The X300 is Toshiba's (at the time of writing) flagship consumer mechanical drive range offering the fastest performing and some of the largest capacity HDD's the company offers. Although the X300 6TB is the largest drive in the consumer range, Toshiba do have an 8TB drive in the N300 range, aimed at NAS users.

Toshiba’s X300 has all the leading technologies that are part and parcel of a modern hard drive's feature list, especially for a flagship consumer range like the X300; Perpendicular Magnetic Recording (PMR), Tunnel Magneto-Resistive recording technology (TMR), Halogen Free and Advanced Format technology.

Along with these are an internal shock sensor and ramp loading technologies, both of which are designed to physically protect data by preventing the drive slider/read head from contacting the disc surface.

The X300 series also feature dual-stage actuator's which are a must have with todays very high areal density platters (discs).

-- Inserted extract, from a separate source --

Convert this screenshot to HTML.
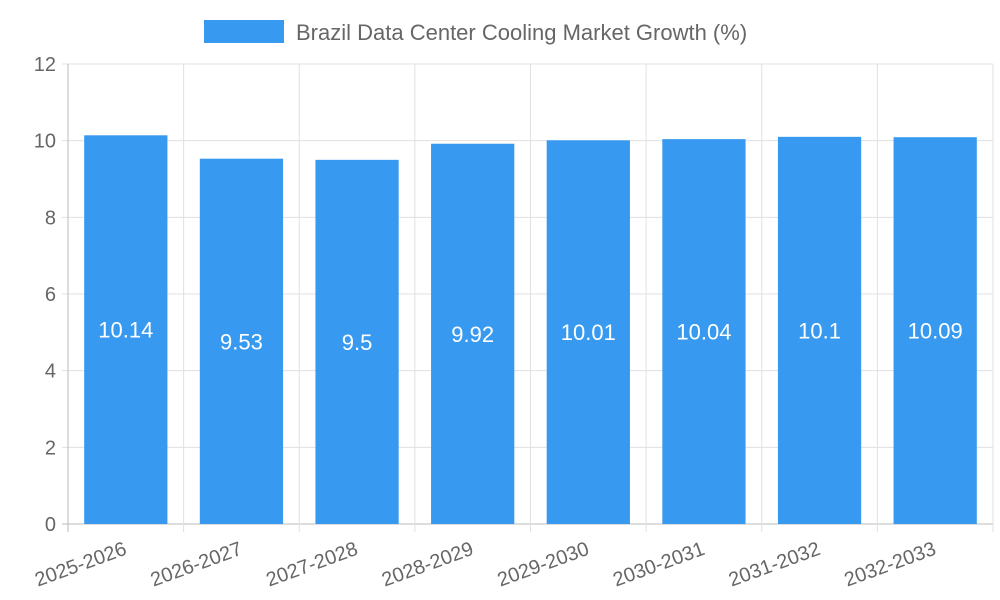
<!DOCTYPE html>
<html><head><meta charset="utf-8"><style>
body{margin:0;background:#fff;}
svg{display:block;font-family:"Liberation Sans",sans-serif;}
</style></head><body>
<svg id="c" width="1000" height="600">
<g>
<rect x="204" y="20" width="80" height="23" fill="#379af0"></rect>
<text x="296" y="40" font-size="22" fill="#666">Brazil Data Center Cooling Market Growth (%)</text>
</g>
</svg>
<script>
const categories=["2025-2026","2026-2027","2027-2028","2028-2029","2029-2030","2030-2031","2031-2032","2032-2033"];
const values=[10.14,9.53,9.5,9.92,10.01,10.04,10.1,10.09];
const yTicks=[0,2,4,6,8,10,12];
const svg=document.getElementById('c');
const NS="http://www.w3.org/2000/svg";
const L=68,R=993,T=64,B=524,yMax=12;
const y=v=>B-(v/yMax)*(B-T);
const bw=(R-L)/categories.length;
const x=i=>L+i*bw;
function mk(t,a,p){const e=document.createElementNS(NS,t);for(const k in a)e.setAttribute(k,a[k]);(p||svg).appendChild(e);return e;}
const grid=mk('g',{});


yTicks.forEach(v=>{
 const l=mk('line',{x1:L-6,x2:R,y1:y(v),y2:y(v),stroke:v===0?'#bbb':'#e0e0e0','stroke-width':1},grid);
 
 
 const t=mk('text',{x:L-12,y:y(v)+7,'text-anchor':'end','font-size':20,fill:'#666'},svg);
 t.textContent=v;
 
 
});
for(let i=0;i<=categories.length;i++){
 const l=mk('line',{x1:x(i),x2:x(i),y1:T,y2:B+8,stroke:i===0?'#bbb':'#e0e0e0','stroke-width':1},grid);
 
 
}
categories.forEach((c,i)=>{
 const cx=x(i)+bw/2, w=bw*0.72;
 const r=mk('rect',{x:cx-w/2,y:y(values[i]),width:w,height:B-y(values[i]),fill:'#379af0'});
 
 
 const t=mk('text',{x:cx,y:(y(values[i])+B)/2+8,'text-anchor':'middle','font-size':22,fill:'#fff'});
 t.textContent=values[i];
 
 
 const xl=mk('text',{x:0,y:0,'text-anchor':'end','font-size':20,fill:'#666',transform:`translate(${cx+2},${B+30}) rotate(-20)`});
 xl.textContent=c;
 
 
});
</script>
</body></html>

There's always a risk with denser and denser platters that vibration, any vibration, may cause the read/write heads to misalign while tracking the data. Dual-stage actuator's help prevent this from happening by being able to position the heads much more accurately in the center of a data track.

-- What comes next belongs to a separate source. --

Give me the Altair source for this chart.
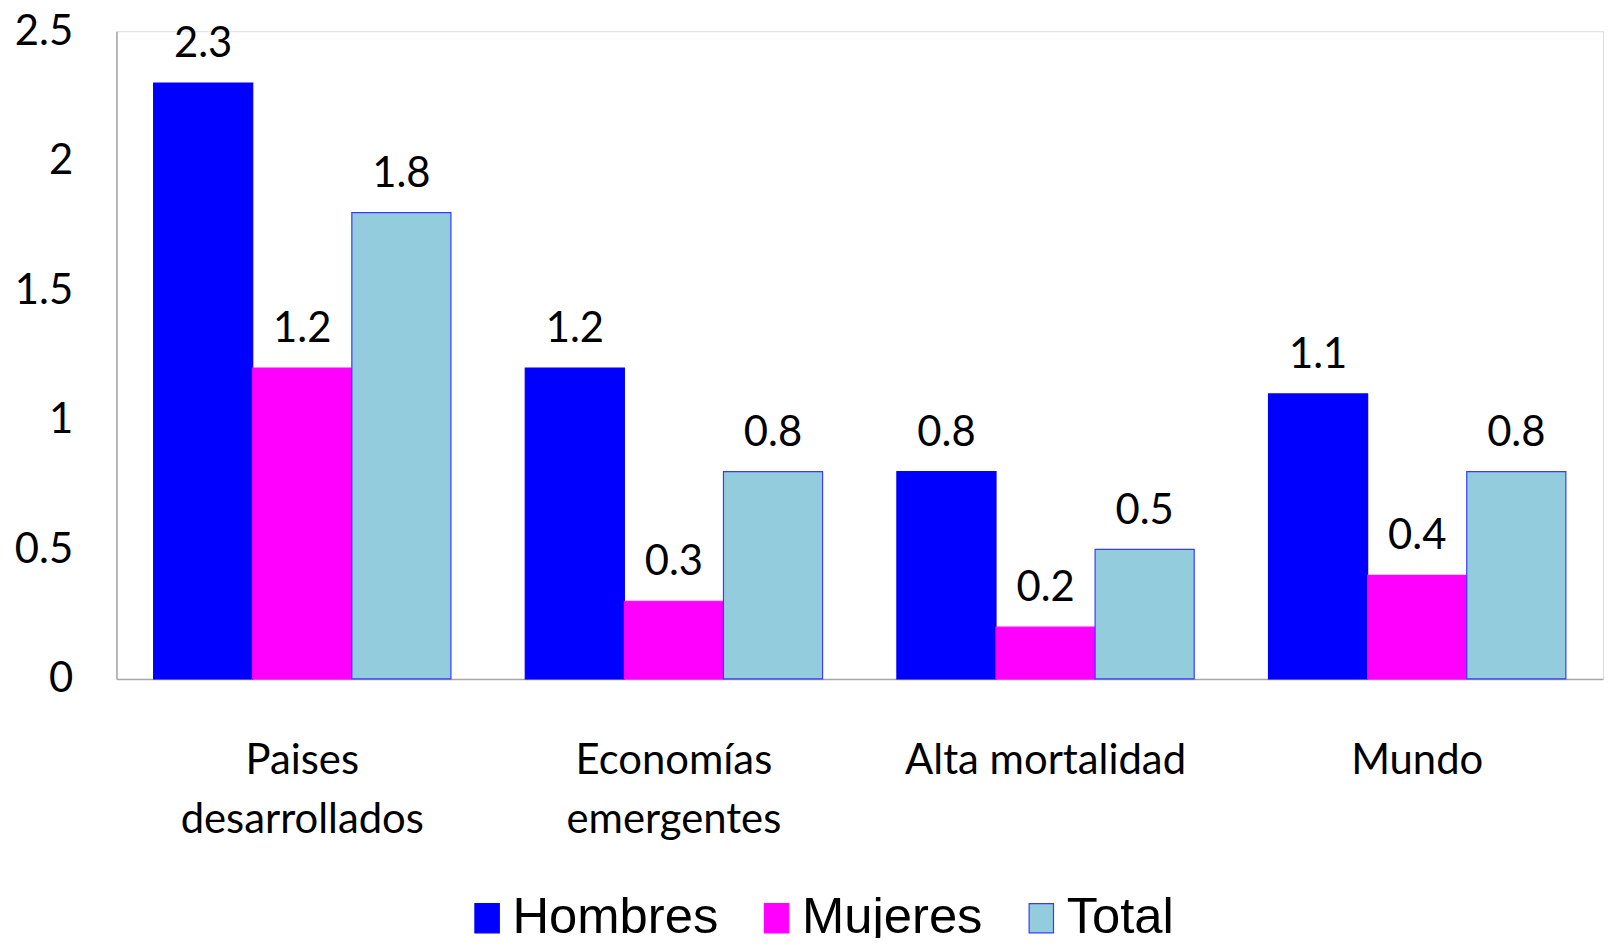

The drive is very quiet in operation even when it was being pushed hard in some of the benchmarks. Quoted power consumption for the X300 across the range is 11.3W typical Read/Writes modes and 6W in low power idle mode.

We found the 6TB X300 on sale for £179.99 (inc VAT) at Overclockers UK HERE

Discuss on our Facebook page, over HERE.

Pros

  • Overall performance.
  • Internal shock sensor.
  • Dual-stage actuator.

Cons

  • Only a 2-year warranty.

Kitguru says: Toshiba's X300 improves on the P300 both in terms of capacity and performance and is a very competitively priced high-end 6TB drive.